The only other potential shortcoming of this work - from the perspective of JASSS readers - is the modest range of modelling techniques considered. Every method falls into the categories of statistics, systems model, and linear programming. While certainly valid and valuable, these approaches rely on assumptions of linearity and mechanistic linkages among key relationships and variables in the modelled systems. These approaches are increasingly joined by methods such as cellular automata or agent-based models that relax or contextualise these assumptions in light of complexity theory and complex systems.

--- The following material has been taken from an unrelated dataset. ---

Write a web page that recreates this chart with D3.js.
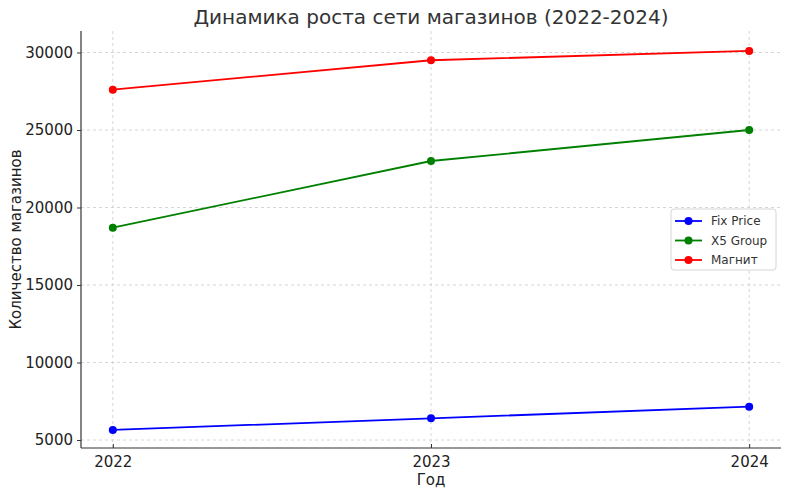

The volume does a great job of demonstrating that established and tested techniques continue to be used in new and exciting ways. The strength of this volume lies in its thorough treatment of a number of land-use and land-cover change modelling topics from a policy-oriented view. The models are designed to answer questions that guide decisions on the ground. This work also highlights how an interdisciplinary approach is necessary to understand some of the most pressing problems humans face in the often competing realms of development and sustainability. This book is therefore valuable to professionals working in the field and useful to researchers embarking on their own land-use or sustainability projects. Finally, it offers one of the relatively few examples of research projects that successfully use technology to integrate across academic disciplines at multiple spatio-temporal scales.